2. Just as the Spartans, in fact, thought they had the Messenians broken to harness it really got nasty in the 2nd Messenian War which broke out around 650.
a) In Aristomenes they had one of those charismatic leaders who quite literally fought (hence the saying?) to the "Last Ditch."(B3's "Battle of the Great Foss)
b) They never did catch him--he escaped to Rhodes and his legend (Leuctra, 371), survived as did the threat of another helot revolt--just for one example, the earthquake of 464.
c) The Spartans only won by
(1) Rousing their spirits with Tyrtaeus and
(2) Adopting the phalanx, again (don't confuse this with the improved version the Macedonians are going to use) which had made Argos such a power in the Peloponnese (had defeated them at Hysiae in 668)
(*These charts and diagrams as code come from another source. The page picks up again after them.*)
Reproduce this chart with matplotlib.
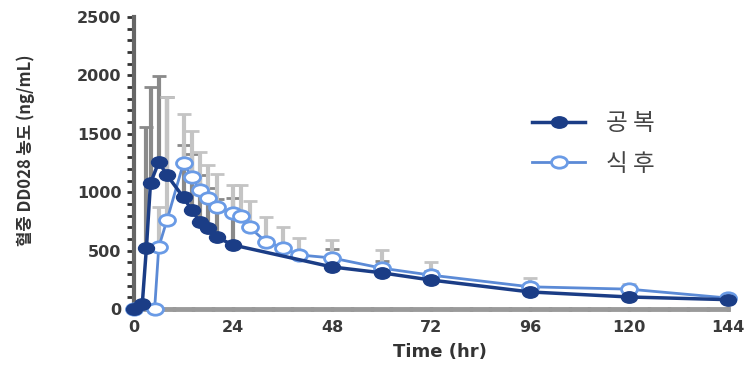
import numpy as np
import matplotlib
matplotlib.use("Agg")
import matplotlib.pyplot as plt
from matplotlib.path import Path
from matplotlib.transforms import Affine2D
from matplotlib.ticker import MultipleLocator, AutoMinorLocator

# ---- data ----
fast_t = [0, 2, 3, 4, 6, 8, 12, 14, 16, 18, 20, 24, 48, 60, 72, 96, 120, 144]
fast_y = [0, 40, 520, 1078, 1258, 1147, 955, 847, 745, 690, 616, 548, 360, 310, 248, 146, 103, 80]
fast_sd = [0, 0, 1040, 820, 740, 670, 450, 480, 400, 350, 330, 400, 150, 100, 80, 60, 40, 30]

fed_t = [0, 5, 6, 8, 12, 14, 16, 18, 20, 24, 26, 28, 32, 36, 40, 48, 60, 72, 96, 120, 144]
fed_y = [0, 0, 530, 762, 1250, 1130, 1018, 950, 873, 820, 800, 700, 575, 525, 463, 437, 350, 290, 190, 170, 94]
fed_sd = [0, 0, 345, 1050, 420, 390, 330, 280, 280, 240, 260, 225, 215, 175, 145, 153, 155, 110, 75, 40, 20]

labels = ["공 복", "식 후"]
xticks = [0, 24, 48, 72, 96, 120, 144]
yticks = [0, 500, 1000, 1500, 2000, 2500]
xlabel = "Time (hr)"
ylabel = "혈중 DD028 농도 (ng/mL)"

# ---- style ----
navy = "#1b3d86"
light = "#6a9be6"
ell = Path.unit_circle().transformed(Affine2D().scale(1.4, 1.0))

fig = plt.figure(figsize=(7.53, 3.68), dpi=100)
ax = fig.add_axes([134/753, 59/368, (728-134)/753, (309-17)/368])

ax.errorbar(fast_t, fast_y, yerr=[np.zeros(len(fast_sd)), fast_sd], fmt="none",
            ecolor="#8a8a8a", elinewidth=3, capsize=5, capthick=2, zorder=1)
ax.errorbar(fed_t, fed_y, yerr=[np.zeros(len(fed_sd)), fed_sd], fmt="none",
            ecolor="#c4c4c4", elinewidth=3, capsize=5, capthick=2, zorder=1)

l1, = ax.plot(fast_t, fast_y, color=navy, lw=2.5, marker=ell, ms=11.5,
              mfc=navy, mec=navy, zorder=4, clip_on=False)
l2, = ax.plot(fed_t, fed_y, color="#5b8ad6", lw=2, marker=ell, ms=11.5,
              mfc="white", mec=light, mew=2, zorder=3, clip_on=False)

ax.set_xlim(0, 144)
ax.set_ylim(0, 2500)
ax.set_xticks(xticks)
ax.set_yticks(yticks)
ax.xaxis.set_minor_locator(AutoMinorLocator(5))
ax.yaxis.set_minor_locator(MultipleLocator(100))

for s in ["top", "right"]:
    ax.spines[s].set_visible(False)
ax.spines["left"].set_color("#666666")
ax.spines["left"].set_linewidth(3)
ax.spines["bottom"].set_color("#9a9a9a")
ax.spines["bottom"].set_linewidth(3.5)

ax.tick_params(axis="y", which="both", direction="out", length=5, width=2,
               color="#333333", pad=4)
ax.tick_params(axis="x", which="both", direction="inout", length=2.5, width=2.5,
               color="#333333", pad=7)
for lab in ax.get_xticklabels() + ax.get_yticklabels():
    lab.set_fontweight("bold")
    lab.set_fontsize(11.5)
    lab.set_color("#3a3a3a")
    lab.set_family("DejaVu Sans")

fig.text(440/753, 1-352/368, xlabel, ha="center", va="center", fontsize=13,
         fontweight="bold", color="#333333", family="DejaVu Sans")
fig.text(26/753, 1-150/368, ylabel, ha="center", va="center", rotation=90,
         fontsize=12, fontweight="bold", color="#333333",
         family=["Noto Sans CJK KR", "DejaVu Sans"])

leg = fig.legend([l1, l2], labels, loc="upper left",
                 bbox_to_anchor=(532/753, 1-112/368), frameon=False,
                 prop={"family": ["Noto Sans CJK KR", "DejaVu Sans"], "size": 17},
                 handlelength=2.25, handletextpad=0.9, labelspacing=0.75,
                 borderpad=0, borderaxespad=0)
for t in leg.get_texts():
    t.set_color("#444444")

fig.savefig("out.png", dpi=100)
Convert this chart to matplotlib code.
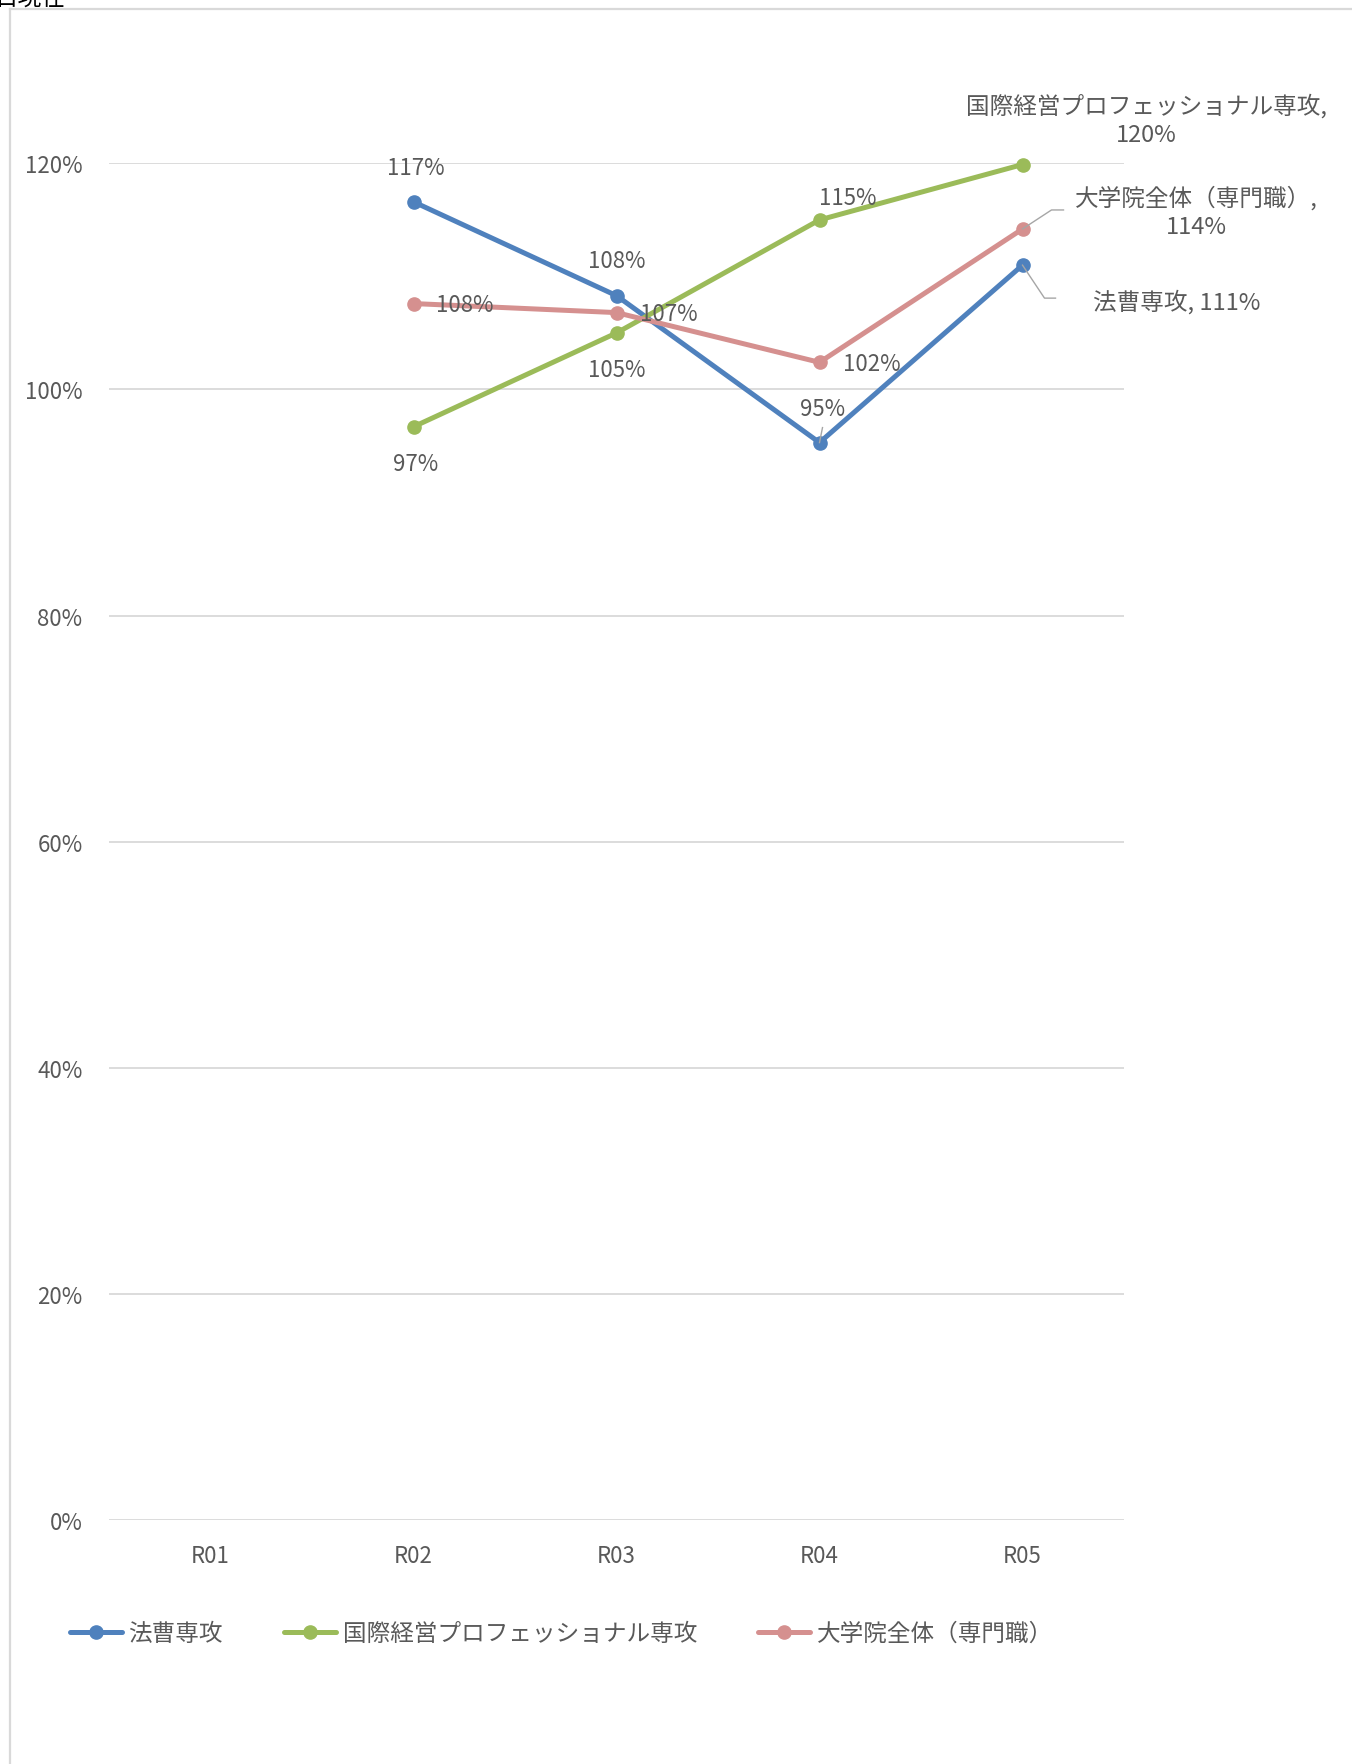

(3) In fact, they used Tyrtaeus to keep in step
F. Sparta would never be the same after the shock of the 2nd Messenian War
1. Previously you've got poetry besides Tyrtaeus (who didn't come out of nowhere, after all) and some art, and some easy living, after all, they had someone else to do the work.
2. The Spartans always claimed that their reforms went back further, but everybody else's lawgivers date to the late 6th, so their great social experiment came at ano opportune time.
a) Nobody likes to admit that they were so nearly beaten in warfare that they had to completely alter their form of government.
b) Even their legends admit that Lycurgus had to force his changes at spear point.
c) Also worth noting, "partheniai" aside, that Sparta's one episode of emigration comes at the time when they would have needed to make these changes
d) ALSO worth noting that practices much the same as these were going on in the isolated and insular "vintage" Dorian states of Crete, see H. 1.65, as people knew
3. You end up with a society so radically structured and militarily successful that Western Culture has never quite lost a hankering for social experimentation.
G. The Literally gory details: Board cradle to early grave
1. Society with one goal--keep down the helots, which was sort of a vicious circle. They needed the helots so they could be warriors, they needed to be warriors because they feared the helots.